▶ _DATASET CONTENT_:
= = = = =

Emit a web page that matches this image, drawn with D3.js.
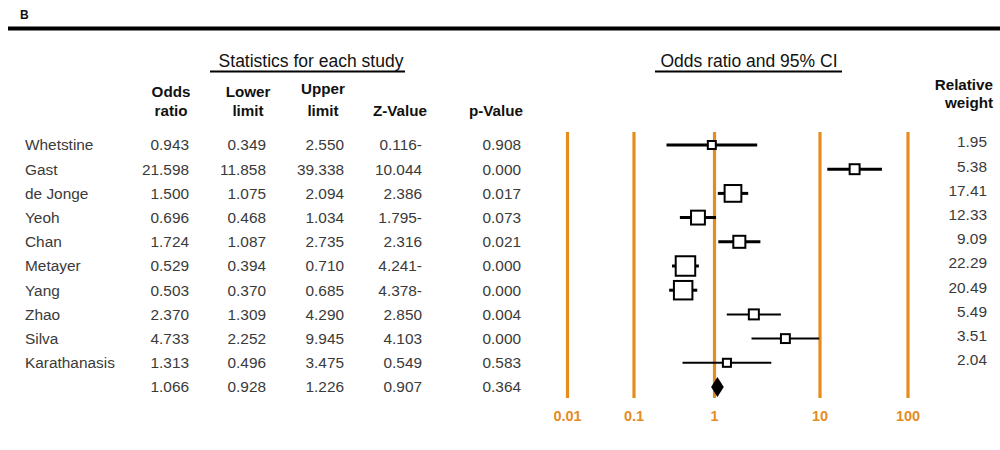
<!DOCTYPE html>
<html>
<head>
<meta charset="utf-8">
<script src="https://cdn.jsdelivr.net/npm/d3@7/dist/d3.min.js"></script>
<style>
  body { margin: 0; background: #fff; }
  svg text { font-family: "Liberation Sans", Arial, sans-serif; }
</style>
</head>
<body>
<div id="chart"></div>
<script>
/* values */
const studies = ["Whetstine", "Gast", "de Jonge", "Yeoh", "Chan", "Metayer", "Yang", "Zhao", "Silva", "Karathanasis"];
const oddsRatio = [0.943, 21.598, 1.500, 0.696, 1.724, 0.529, 0.503, 2.370, 4.733, 1.313];
const lowerLimit = [0.349, 11.858, 1.075, 0.468, 1.087, 0.394, 0.370, 1.309, 2.252, 0.496];
const upperLimit = [2.550, 39.338, 2.094, 1.034, 2.735, 0.710, 0.685, 4.290, 9.945, 3.475];
const zValue = [-0.116, 10.044, 2.386, -1.795, 2.316, -4.241, -4.378, 2.850, 4.103, 0.549];
const pValue = [0.908, 0.000, 0.017, 0.073, 0.021, 0.000, 0.000, 0.004, 0.000, 0.583];
const relWeight = [1.95, 5.38, 17.41, 12.33, 9.09, 22.29, 20.49, 5.49, 3.51, 2.04];
// pooled estimate
const pooled = {or: 1.066, lo: 0.928, hi: 1.226, z: 0.907, p: 0.364};
const axisTicks = [0.01, 0.1, 1, 10, 100];

const width = 1000, height = 450;
const orange = "#e58c1f";
const textCol = "#3a3a3a";
const valSize = 15.4, headSize = 15.2;

const svg = d3.select("#chart").append("svg")
  .attr("width", width)
  .attr("height", height);

// rows: 10 studies + pooled row
const y = d3.scalePoint()
  .domain(d3.range(studies.length + 1))
  .range([145, 387]);

// data scale (log), and the gridline scale (the printed gridlines are not evenly spaced)
const x = d3.scaleLog().domain([1, 10]).range([714.5, 819.5]);
const xGrid = d3.scaleLog().domain(axisTicks).range([567.5, 634, 714.5, 820, 908]);

// panel letter + top rule
svg.append("text")
  .attr("x", 20).attr("y", 19)
  .attr("font-size", 12).attr("font-weight", "bold")
  .attr("fill", "#111")
  .text("B");
svg.append("line")
  .attr("x1", 8).attr("x2", 1000)
  .attr("y1", 28.5).attr("y2", 28.5)
  .attr("stroke", "#000").attr("stroke-width", 4);

// section titles
function title(txt, cx, x1, x2) {
  svg.append("text")
    .attr("x", cx).attr("y", 67)
    .attr("text-anchor", "middle")
    .attr("font-size", 17.5)
    .attr("fill", "#111")
    .text(txt);
  svg.append("line")
    .attr("x1", x1).attr("x2", x2)
    .attr("y1", 71.5).attr("y2", 71.5)
    .attr("stroke", "#000").attr("stroke-width", 1.8);
}
title("Statistics for each study", 311, 210, 405);
title("Odds ratio and 95% CI", 749, 655, 842);

// column headers
const cols = [
  {lines: ["Odds", "ratio"], x: 189, vals: oddsRatio, pooled: pooled.or},
  {lines: ["Lower", "limit"], x: 266, vals: lowerLimit, pooled: pooled.lo},
  {lines: ["Upper", "limit"], x: 344, vals: upperLimit, pooled: pooled.hi},
  {lines: ["", "Z-Value"], x: 422, vals: zValue, pooled: pooled.z},
  {lines: ["", "p-Value"], x: 521, vals: pValue, pooled: pooled.p}
];
const headCenters = [171, 248, 323, 400, 496];

const fmt3 = d3.format(".3f");
// negative numbers are printed with a trailing minus in the original
const fmtZ = v => v < 0 ? fmt3(-v) + "-" : fmt3(v);

cols.forEach((c, i) => {
  c.lines.forEach((ln, j) => {
    if (!ln) return;
    svg.append("text")
      .attr("x", headCenters[i])
      .attr("y", j === 0 ? (i === 2 ? 94 : 97) : 116)
      .attr("text-anchor", "middle")
      .attr("font-size", headSize)
      .attr("font-weight", "bold")
      .attr("fill", "#111")
      .text(ln);
  });
  const vals = c.vals.concat([c.pooled]);
  svg.append("g").selectAll("text")
    .data(vals)
    .join("text")
    .attr("x", c.x)
    .attr("y", (d, k) => y(k))
    .attr("dy", "0.35em")
    .attr("text-anchor", "end")
    .attr("font-size", valSize)
    .attr("fill", textCol)
    .text(d => i === 3 ? fmtZ(d) : fmt3(d));
});

// study names
svg.append("g").selectAll("text")
  .data(studies)
  .join("text")
  .attr("x", 25)
  .attr("y", (d, i) => y(i))
  .attr("dy", "0.35em")
  .attr("font-size", valSize)
  .attr("fill", textCol)
  .text(d => d);

// relative weight
svg.append("text").attr("x", 993).attr("y", 90)
  .attr("text-anchor", "end").attr("font-size", headSize).attr("font-weight", "bold")
  .attr("fill", "#111").text("Relative");
svg.append("text").attr("x", 993).attr("y", 108)
  .attr("text-anchor", "end").attr("font-size", headSize).attr("font-weight", "bold")
  .attr("fill", "#111").text("weight");
svg.append("g").selectAll("text")
  .data(relWeight)
  .join("text")
  .attr("x", 987)
  .attr("y", (d, i) => y(i) - 3)
  .attr("dy", "0.35em")
  .attr("text-anchor", "end")
  .attr("font-size", valSize)
  .attr("fill", textCol)
  .text(d => d3.format(".2f")(d));

// gridlines + tick labels
const grid = svg.append("g");
grid.selectAll("line")
  .data(axisTicks)
  .join("line")
  .attr("x1", d => xGrid(d)).attr("x2", d => xGrid(d))
  .attr("y1", 132).attr("y2", 398)
  .attr("stroke", orange).attr("stroke-width", 3.2);
grid.selectAll("text")
  .data(axisTicks)
  .join("text")
  .attr("x", d => xGrid(d))
  .attr("y", 421)
  .attr("text-anchor", "middle")
  .attr("font-size", 14.5)
  .attr("font-weight", "bold")
  .attr("fill", orange)
  .text(d => d);

// box size by weight
const boxSize = d3.scaleLinear()
  .domain(d3.extent(relWeight))
  .range([8, 19.5]);

const rows = studies.map((s, i) => ({
  i, or: oddsRatio[i], lo: lowerLimit[i], hi: upperLimit[i], w: relWeight[i]
}));

const plot = svg.append("g");
plot.selectAll("line.ci")
  .data(rows)
  .join("line")
  .attr("class", "ci")
  .attr("x1", d => x(d.lo)).attr("x2", d => x(d.hi))
  .attr("y1", d => y(d.i)).attr("y2", d => y(d.i))
  .attr("stroke", "#000")
  .attr("stroke-width", d => d.i < 7 ? 3 : 2);

plot.selectAll("rect")
  .data(rows)
  .join("rect")
  .attr("x", d => x(d.or) - boxSize(d.w) / 2)
  .attr("y", d => y(d.i) - boxSize(d.w) / 2)
  .attr("width", d => boxSize(d.w))
  .attr("height", d => boxSize(d.w))
  .attr("fill", "#fff")
  .attr("stroke", "#000")
  .attr("stroke-width", 2);

// pooled diamond
const py = y(studies.length);
plot.append("path")
  .attr("d", d3.line()([
    [x(pooled.lo), py],
    [x(pooled.or), py - 10],
    [x(pooled.hi), py],
    [x(pooled.or), py + 10]
  ]) + "Z")
  .attr("fill", "#000");
</script>
</body>
</html>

= = = = =

▶ _TASK PROMPT_: Omit every picture while copying the listing above exactly.

▶ _EXPECTED ANSWER_:
Emit a web page that matches this image, drawn with D3.js.
<!DOCTYPE html>
<html>
<head>
<meta charset="utf-8">
<script src="https://cdn.jsdelivr.net/npm/d3@7/dist/d3.min.js"></script>
<style>
  body { margin: 0; background: #fff; }
  svg text { font-family: "Liberation Sans", Arial, sans-serif; }
</style>
</head>
<body>
<div id="chart"></div>
<script>
/* values */
const studies = ["Whetstine", "Gast", "de Jonge", "Yeoh", "Chan", "Metayer", "Yang", "Zhao", "Silva", "Karathanasis"];
const oddsRatio = [0.943, 21.598, 1.500, 0.696, 1.724, 0.529, 0.503, 2.370, 4.733, 1.313];
const lowerLimit = [0.349, 11.858, 1.075, 0.468, 1.087, 0.394, 0.370, 1.309, 2.252, 0.496];
const upperLimit = [2.550, 39.338, 2.094, 1.034, 2.735, 0.710, 0.685, 4.290, 9.945, 3.475];
const zValue = [-0.116, 10.044, 2.386, -1.795, 2.316, -4.241, -4.378, 2.850, 4.103, 0.549];
const pValue = [0.908, 0.000, 0.017, 0.073, 0.021, 0.000, 0.000, 0.004, 0.000, 0.583];
const relWeight = [1.95, 5.38, 17.41, 12.33, 9.09, 22.29, 20.49, 5.49, 3.51, 2.04];
// pooled estimate
const pooled = {or: 1.066, lo: 0.928, hi: 1.226, z: 0.907, p: 0.364};
const axisTicks = [0.01, 0.1, 1, 10, 100];

const width = 1000, height = 450;
const orange = "#e58c1f";
const textCol = "#3a3a3a";
const valSize = 15.4, headSize = 15.2;

const svg = d3.select("#chart").append("svg")
  .attr("width", width)
  .attr("height", height);

// rows: 10 studies + pooled row
const y = d3.scalePoint()
  .domain(d3.range(studies.length + 1))
  .range([145, 387]);

// data scale (log), and the gridline scale (the printed gridlines are not evenly spaced)
const x = d3.scaleLog().domain([1, 10]).range([714.5, 819.5]);
const xGrid = d3.scaleLog().domain(axisTicks).range([567.5, 634, 714.5, 820, 908]);

// panel letter + top rule
svg.append("text")
  .attr("x", 20).attr("y", 19)
  .attr("font-size", 12).attr("font-weight", "bold")
  .attr("fill", "#111")
  .text("B");
svg.append("line")
  .attr("x1", 8).attr("x2", 1000)
  .attr("y1", 28.5).attr("y2", 28.5)
  .attr("stroke", "#000").attr("stroke-width", 4);

// section titles
function title(txt, cx, x1, x2) {
  svg.append("text")
    .attr("x", cx).attr("y", 67)
    .attr("text-anchor", "middle")
    .attr("font-size", 17.5)
    .attr("fill", "#111")
    .text(txt);
  svg.append("line")
    .attr("x1", x1).attr("x2", x2)
    .attr("y1", 71.5).attr("y2", 71.5)
    .attr("stroke", "#000").attr("stroke-width", 1.8);
}
title("Statistics for each study", 311, 210, 405);
title("Odds ratio and 95% CI", 749, 655, 842);

// column headers
const cols = [
  {lines: ["Odds", "ratio"], x: 189, vals: oddsRatio, pooled: pooled.or},
  {lines: ["Lower", "limit"], x: 266, vals: lowerLimit, pooled: pooled.lo},
  {lines: ["Upper", "limit"], x: 344, vals: upperLimit, pooled: pooled.hi},
  {lines: ["", "Z-Value"], x: 422, vals: zValue, pooled: pooled.z},
  {lines: ["", "p-Value"], x: 521, vals: pValue, pooled: pooled.p}
];
const headCenters = [171, 248, 323, 400, 496];

const fmt3 = d3.format(".3f");
// negative numbers are printed with a trailing minus in the original
const fmtZ = v => v < 0 ? fmt3(-v) + "-" : fmt3(v);

cols.forEach((c, i) => {
  c.lines.forEach((ln, j) => {
    if (!ln) return;
    svg.append("text")
      .attr("x", headCenters[i])
      .attr("y", j === 0 ? (i === 2 ? 94 : 97) : 116)
      .attr("text-anchor", "middle")
      .attr("font-size", headSize)
      .attr("font-weight", "bold")
      .attr("fill", "#111")
      .text(ln);
  });
  const vals = c.vals.concat([c.pooled]);
  svg.append("g").selectAll("text")
    .data(vals)
    .join("text")
    .attr("x", c.x)
    .attr("y", (d, k) => y(k))
    .attr("dy", "0.35em")
    .attr("text-anchor", "end")
    .attr("font-size", valSize)
    .attr("fill", textCol)
    .text(d => i === 3 ? fmtZ(d) : fmt3(d));
});

// study names
svg.append("g").selectAll("text")
  .data(studies)
  .join("text")
  .attr("x", 25)
  .attr("y", (d, i) => y(i))
  .attr("dy", "0.35em")
  .attr("font-size", valSize)
  .attr("fill", textCol)
  .text(d => d);

// relative weight
svg.append("text").attr("x", 993).attr("y", 90)
  .attr("text-anchor", "end").attr("font-size", headSize).attr("font-weight", "bold")
  .attr("fill", "#111").text("Relative");
svg.append("text").attr("x", 993).attr("y", 108)
  .attr("text-anchor", "end").attr("font-size", headSize).attr("font-weight", "bold")
  .attr("fill", "#111").text("weight");
svg.append("g").selectAll("text")
  .data(relWeight)
  .join("text")
  .attr("x", 987)
  .attr("y", (d, i) => y(i) - 3)
  .attr("dy", "0.35em")
  .attr("text-anchor", "end")
  .attr("font-size", valSize)
  .attr("fill", textCol)
  .text(d => d3.format(".2f")(d));

// gridlines + tick labels
const grid = svg.append("g");
grid.selectAll("line")
  .data(axisTicks)
  .join("line")
  .attr("x1", d => xGrid(d)).attr("x2", d => xGrid(d))
  .attr("y1", 132).attr("y2", 398)
  .attr("stroke", orange).attr("stroke-width", 3.2);
grid.selectAll("text")
  .data(axisTicks)
  .join("text")
  .attr("x", d => xGrid(d))
  .attr("y", 421)
  .attr("text-anchor", "middle")
  .attr("font-size", 14.5)
  .attr("font-weight", "bold")
  .attr("fill", orange)
  .text(d => d);

// box size by weight
const boxSize = d3.scaleLinear()
  .domain(d3.extent(relWeight))
  .range([8, 19.5]);

const rows = studies.map((s, i) => ({
  i, or: oddsRatio[i], lo: lowerLimit[i], hi: upperLimit[i], w: relWeight[i]
}));

const plot = svg.append("g");
plot.selectAll("line.ci")
  .data(rows)
  .join("line")
  .attr("class", "ci")
  .attr("x1", d => x(d.lo)).attr("x2", d => x(d.hi))
  .attr("y1", d => y(d.i)).attr("y2", d => y(d.i))
  .attr("stroke", "#000")
  .attr("stroke-width", d => d.i < 7 ? 3 : 2);

plot.selectAll("rect")
  .data(rows)
  .join("rect")
  .attr("x", d => x(d.or) - boxSize(d.w) / 2)
  .attr("y", d => y(d.i) - boxSize(d.w) / 2)
  .attr("width", d => boxSize(d.w))
  .attr("height", d => boxSize(d.w))
  .attr("fill", "#fff")
  .attr("stroke", "#000")
  .attr("stroke-width", 2);

// pooled diamond
const py = y(studies.length);
plot.append("path")
  .attr("d", d3.line()([
    [x(pooled.lo), py],
    [x(pooled.or), py - 10],
    [x(pooled.hi), py],
    [x(pooled.or), py + 10]
  ]) + "Z")
  .attr("fill", "#000");
</script>
</body>
</html>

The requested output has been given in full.